Your task:
Return the whole listing, line for line, without the pictures in it.

Data provided:

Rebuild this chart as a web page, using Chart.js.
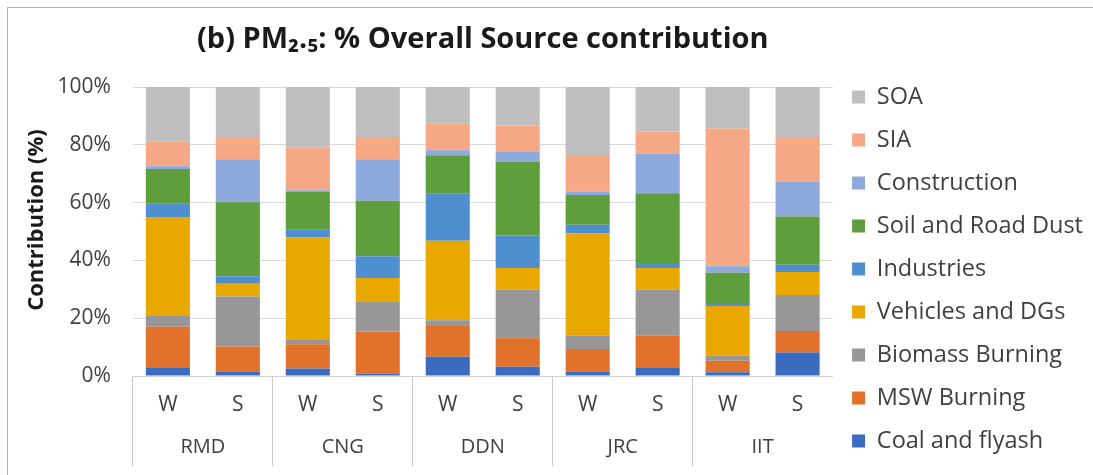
<!DOCTYPE html>
<html>
<head>
<meta charset="utf-8">
<script src="https://cdn.jsdelivr.net/npm/chart.js@4.4.1/dist/chart.umd.min.js"></script>
<style>
  html, body { margin: 0; padding: 0; background: #fff; overflow: hidden; }
  #wrap { position: relative; width: 1093px; height: 475px; }
  #frame { position: absolute; left: 7px; top: 7px; width: 1200px; height: 600px; border: 1px solid #b0b0b0; box-sizing: border-box; pointer-events: none; }
  canvas { position: absolute; left: 0; top: 0; }
</style>
</head>
<body>
<div id="wrap">
  <canvas id="c" width="1093" height="475"></canvas>
  <div id="frame"></div>
</div>
<script>
const sites = ['RMD', 'CNG', 'DDN', 'JRC', 'IIT'];
const seasons = ['W', 'S', 'W', 'S', 'W', 'S', 'W', 'S', 'W', 'S'];

const coalFlyash   = [3.0, 1.6, 2.6, 0.9, 6.7, 3.2, 1.6, 2.8, 1.3, 8.1];
const mswBurning   = [14.0, 8.6, 8.4, 14.5, 10.6, 9.9, 7.7, 11.1, 4.0, 7.5];
const biomass      = [4.0, 17.3, 1.7, 10.5, 2.0, 16.8, 4.6, 16.0, 1.7, 12.4];
const vehiclesDGs  = [34.0, 4.4, 35.2, 8.0, 27.5, 7.5, 35.5, 7.5, 17.2, 8.0];
const industries   = [4.6, 2.6, 2.7, 7.5, 16.4, 11.2, 2.9, 1.7, 1.1, 2.5];
const soilRoadDust = [12.0, 25.6, 13.2, 19.2, 13.2, 25.5, 10.3, 24.1, 10.4, 16.7];
const construction = [1.0, 14.9, 0.5, 14.4, 1.7, 3.4, 1.2, 13.8, 2.3, 12.0];
const sia          = [8.6, 7.7, 14.7, 7.7, 9.2, 9.2, 12.3, 7.6, 47.6, 15.5];
const soa          = [18.8, 17.3, 21.0, 17.3, 12.7, 13.3, 23.9, 15.4, 14.4, 17.3];

const yTicks = [0, 20, 40, 60, 80, 100];

const series = [
  ['Coal and flyash', coalFlyash, '#3b6bbf'],
  ['MSW Burning', mswBurning, '#e2712b'],
  ['Biomass Burning', biomass, '#979797'],
  ['Vehicles and DGs', vehiclesDGs, '#e8a800'],
  ['Industries', industries, '#4f8fd0'],
  ['Soil and Road Dust', soilRoadDust, '#5e9e3c'],
  ['Construction', construction, '#8ea9db'],
  ['SIA', sia, '#f4a886'],
  ['SOA', soa, '#bfbfbf']
];

const FONT = "'Open Sans', 'Liberation Sans', sans-serif";

new Chart(document.getElementById('c'), {
  type: 'bar',
  data: {
    labels: seasons,
    datasets: series.map(([label, data, color]) => ({
      label, data, backgroundColor: color, borderWidth: 0,
      barPercentage: 0.63, categoryPercentage: 1.0
    }))
  },
  options: {
    responsive: false,
    animation: false,
    layout: { padding: { left: 0, right: 0, top: 0, bottom: 0 } },
    plugins: {
      title: {
        display: true,
        fullSize: false,
        text: '(b) PM\u2082.\u2085: % Overall Source contribution',
        color: '#1a1a1a',
        font: { family: FONT, size: 29, weight: 'bold' },
        padding: { top: 22.6, bottom: 29.6 }
      },
      legend: {
        position: 'right',
        align: 'start',
        reverse: true,
        title: { display: true, text: ' ', font: { size: 1 }, padding: { top: 64.6, bottom: 0 } },
        labels: {
          color: '#404040',
          font: { family: FONT, size: 23.5 },
          boxWidth: 13, boxHeight: 13,
          padding: 19.5
        }
      },
      tooltip: { enabled: false }
    },
    scales: {
      x: {
        stacked: true,
        offset: true,
        grid: {
          offset: true,
          drawOnChartArea: false,
          tickLength: 90,
          color: ctx => (ctx.index % 2 === 0 ? '#c8c8c8' : 'rgba(0,0,0,0)')
        },
        border: { display: true, color: '#d0d0d0' },
        ticks: { color: '#404040', font: { family: FONT, size: 21 }, padding: -74 },
        title: { display: true, text: ' ', font: { size: 2 }, padding: { top: 73, bottom: 0 } }
      },
      x2: {
        type: 'category',
        labels: sites,
        position: 'bottom',
        offset: true,
        grid: { display: false, drawTicks: false, offset: true },
        border: { display: false },
        ticks: { color: '#404040', font: { family: FONT, size: 20 }, padding: 16.2 }
      },
      y: {
        stacked: true,
        min: 0, max: 100,
        afterBuildTicks: axis => { axis.ticks = yTicks.map(v => ({ value: v })); },
        grid: { color: '#d9d9d9', drawTicks: false },
        border: { display: false },
        ticks: { color: '#404040', font: { family: FONT, size: 21 }, padding: 22, callback: v => v + '%' },
        title: {
          display: true, text: '    Contribution (%)', color: '#1a1a1a',
          font: { family: FONT, size: 22, weight: 'bold' }, padding: { top: 23.8, bottom: -14.7 }
        }
      }
    }
  }
});
</script>
</body>
</html>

Task answer:
Rebuild this chart as a web page, using Chart.js.
<!DOCTYPE html>
<html>
<head>
<meta charset="utf-8">
<script src="https://cdn.jsdelivr.net/npm/chart.js@4.4.1/dist/chart.umd.min.js"></script>
<style>
  html, body { margin: 0; padding: 0; background: #fff; overflow: hidden; }
  #wrap { position: relative; width: 1093px; height: 475px; }
  #frame { position: absolute; left: 7px; top: 7px; width: 1200px; height: 600px; border: 1px solid #b0b0b0; box-sizing: border-box; pointer-events: none; }
  canvas { position: absolute; left: 0; top: 0; }
</style>
</head>
<body>
<div id="wrap">
  <canvas id="c" width="1093" height="475"></canvas>
  <div id="frame"></div>
</div>
<script>
const sites = ['RMD', 'CNG', 'DDN', 'JRC', 'IIT'];
const seasons = ['W', 'S', 'W', 'S', 'W', 'S', 'W', 'S', 'W', 'S'];

const coalFlyash   = [3.0, 1.6, 2.6, 0.9, 6.7, 3.2, 1.6, 2.8, 1.3, 8.1];
const mswBurning   = [14.0, 8.6, 8.4, 14.5, 10.6, 9.9, 7.7, 11.1, 4.0, 7.5];
const biomass      = [4.0, 17.3, 1.7, 10.5, 2.0, 16.8, 4.6, 16.0, 1.7, 12.4];
const vehiclesDGs  = [34.0, 4.4, 35.2, 8.0, 27.5, 7.5, 35.5, 7.5, 17.2, 8.0];
const industries   = [4.6, 2.6, 2.7, 7.5, 16.4, 11.2, 2.9, 1.7, 1.1, 2.5];
const soilRoadDust = [12.0, 25.6, 13.2, 19.2, 13.2, 25.5, 10.3, 24.1, 10.4, 16.7];
const construction = [1.0, 14.9, 0.5, 14.4, 1.7, 3.4, 1.2, 13.8, 2.3, 12.0];
const sia          = [8.6, 7.7, 14.7, 7.7, 9.2, 9.2, 12.3, 7.6, 47.6, 15.5];
const soa          = [18.8, 17.3, 21.0, 17.3, 12.7, 13.3, 23.9, 15.4, 14.4, 17.3];

const yTicks = [0, 20, 40, 60, 80, 100];

const series = [
  ['Coal and flyash', coalFlyash, '#3b6bbf'],
  ['MSW Burning', mswBurning, '#e2712b'],
  ['Biomass Burning', biomass, '#979797'],
  ['Vehicles and DGs', vehiclesDGs, '#e8a800'],
  ['Industries', industries, '#4f8fd0'],
  ['Soil and Road Dust', soilRoadDust, '#5e9e3c'],
  ['Construction', construction, '#8ea9db'],
  ['SIA', sia, '#f4a886'],
  ['SOA', soa, '#bfbfbf']
];

const FONT = "'Open Sans', 'Liberation Sans', sans-serif";

new Chart(document.getElementById('c'), {
  type: 'bar',
  data: {
    labels: seasons,
    datasets: series.map(([label, data, color]) => ({
      label, data, backgroundColor: color, borderWidth: 0,
      barPercentage: 0.63, categoryPercentage: 1.0
    }))
  },
  options: {
    responsive: false,
    animation: false,
    layout: { padding: { left: 0, right: 0, top: 0, bottom: 0 } },
    plugins: {
      title: {
        display: true,
        fullSize: false,
        text: '(b) PM\u2082.\u2085: % Overall Source contribution',
        color: '#1a1a1a',
        font: { family: FONT, size: 29, weight: 'bold' },
        padding: { top: 22.6, bottom: 29.6 }
      },
      legend: {
        position: 'right',
        align: 'start',
        reverse: true,
        title: { display: true, text: ' ', font: { size: 1 }, padding: { top: 64.6, bottom: 0 } },
        labels: {
          color: '#404040',
          font: { family: FONT, size: 23.5 },
          boxWidth: 13, boxHeight: 13,
          padding: 19.5
        }
      },
      tooltip: { enabled: false }
    },
    scales: {
      x: {
        stacked: true,
        offset: true,
        grid: {
          offset: true,
          drawOnChartArea: false,
          tickLength: 90,
          color: ctx => (ctx.index % 2 === 0 ? '#c8c8c8' : 'rgba(0,0,0,0)')
        },
        border: { display: true, color: '#d0d0d0' },
        ticks: { color: '#404040', font: { family: FONT, size: 21 }, padding: -74 },
        title: { display: true, text: ' ', font: { size: 2 }, padding: { top: 73, bottom: 0 } }
      },
      x2: {
        type: 'category',
        labels: sites,
        position: 'bottom',
        offset: true,
        grid: { display: false, drawTicks: false, offset: true },
        border: { display: false },
        ticks: { color: '#404040', font: { family: FONT, size: 20 }, padding: 16.2 }
      },
      y: {
        stacked: true,
        min: 0, max: 100,
        afterBuildTicks: axis => { axis.ticks = yTicks.map(v => ({ value: v })); },
        grid: { color: '#d9d9d9', drawTicks: false },
        border: { display: false },
        ticks: { color: '#404040', font: { family: FONT, size: 21 }, padding: 22, callback: v => v + '%' },
        title: {
          display: true, text: '    Contribution (%)', color: '#1a1a1a',
          font: { family: FONT, size: 22, weight: 'bold' }, padding: { top: 23.8, bottom: -14.7 }
        }
      }
    }
  }
});
</script>
</body>
</html>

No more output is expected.